Lors d’un point de presse mardi 20 décembre, la porte-parole du Quai d’Orsay a exhorté Kigali à respecter les processus de Luanda et de Nairobi visant à mettre fin aux hostilités au Nord-Kivu où l’ancienne rébellion a repris les armes il y a un an.
« Le Rwanda, car il faut le nommer, doit cesser ce soutien au M23 », a déclaré à Kinshasa mardi 20 décembre Chrysoula Zacharopoulou, la secrétaire d’État auprès de la ministre des Affaires étrangères. Une sortie saluée par le ministre congolais de la Communication. Patrick Muyaya estime néanmoins que cela aurait pu intervenir plus tôt et qu’il faut aller plus loin : « condamnation, sanction, justice et réparation », dit-il.
C’est la première fois que la France évoque ouvertement ce lien entre le M23 et le Rwanda; une véritable évolution de la ligne diplomatique. Jusqu’ici, la France avait plutôt opéré ces dernières années un rapprochement avec les autorités de Kigali. Le président Macron a assez vite voulu se distinguer de ses prédécesseurs. C’est pour ça que Paris a notamment soutenu la candidature de Louise Mushikiwabo à la tête de la Francophonie en 2018. À cette époque, elle était la ministre rwandaise des Affaires étrangères.
C’est aussi dans ce sens-là qu’a été mise en place la commission Duclert, chargée de faire la lumière sur le rôle de la France lors du génocide des Tutsis au Rwanda en 1994. Rapport qui a établi « un ensemble de responsabilités lourdes et accablantes » de Paris. Et puis surtout, il y a eu un voyage officiel du président Macron au Rwanda en 2021.
À cela s’ajoute la présence de l’armée rwandaise au Mozambique pour lutter contre les jihadistes au Cabo Delgado, où la France a des intérêts avec un projet d’exploitation gazier pour l’entreprise Total.

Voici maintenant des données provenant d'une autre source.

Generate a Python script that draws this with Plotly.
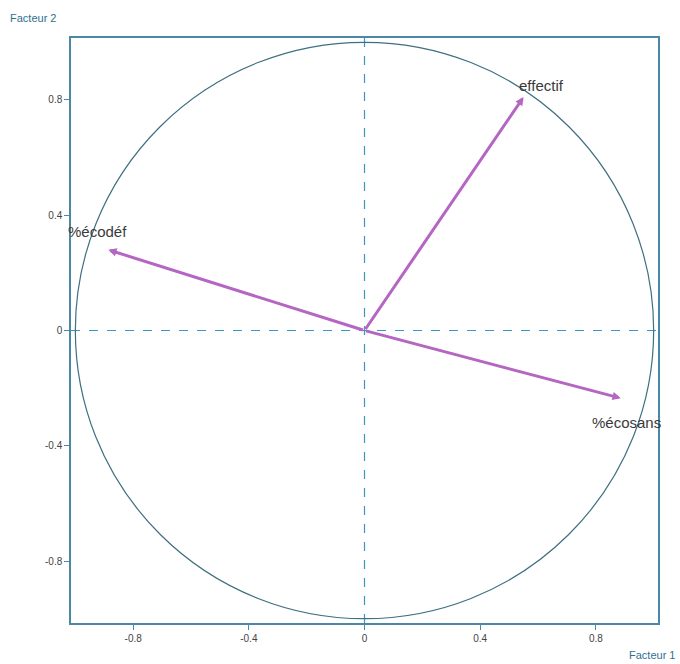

« Une anticipation du rapport des experts de l’ONU »
Un chercheur spécialiste de la zone explique ce changement de cap comme « une anticipation du rapport des experts de l’ONU sur la situation à l’est de la RDC ». Ce rapport, attendu dans les prochaines heures, ajoute cet analyste, doit pointer une nouvelle fois le soutien du Rwanda au M23. Une nouvelle fois puisqu’en août un premier rapport avait déjà évoqué ce lien.
Ce nouveau document contiendrait des preuves « accablantes », toujours selon les spécialistes de la région. Et ce rapport est déjà depuis plusieurs jours aux mains des diplomates à New York. On peut donc en déduire qu’il s’agit d’un coup de pression pour la diplomatie occidentale.
Parce que jusqu’ici finalement, le seul pays à avoir affiché clairement sa position, ce sont les États-Unis. La diplomatie américaine a plusieurs fois pointé le lien Rwanda/M23 et a plusieurs fois officiellement demandé que ce soutien cesse.
Quid des autres chancelleries
Un rapport qui vient aussi appuyer les efforts diplomatiques congolais de ces derniers mois. « Voyons si les autres vont suivre aussi », s’interroge un expert. Les autres, ce sont surtout la diplomatie européenne et le Royaume-Uni.
Du côté du Parlement européen, un pas a déjà été fait il y a quelques semaines. Fin novembre, il avait officiellement demandé au « Rwanda de ne pas soutenir le M23 ». Mais tout est dans la formulation : ce n’était pas une condamnation comme celle de la France. En revanche, du côté de l’Union européenne, et notamment de la Commission, il n’y a pas eu encore de déclaration en ce sens.
Le Royaume-Uni de son côté, qui fait partie des voix importantes de la diplomatie occidentale, a des intérêts importants avec Kigali. Les deux pays ont conclu un accord controversé qui prévoit que le Rwanda accueille les migrants arrivés illégalement au Royaume-Uni le temps d’examiner leur demande d’asile. Et lundi, la justice britannique a reconnu la légalité de cet accord. On imagine donc que ce sera difficile pour le Royaume-Uni de condamner le soutien rwandais au M23.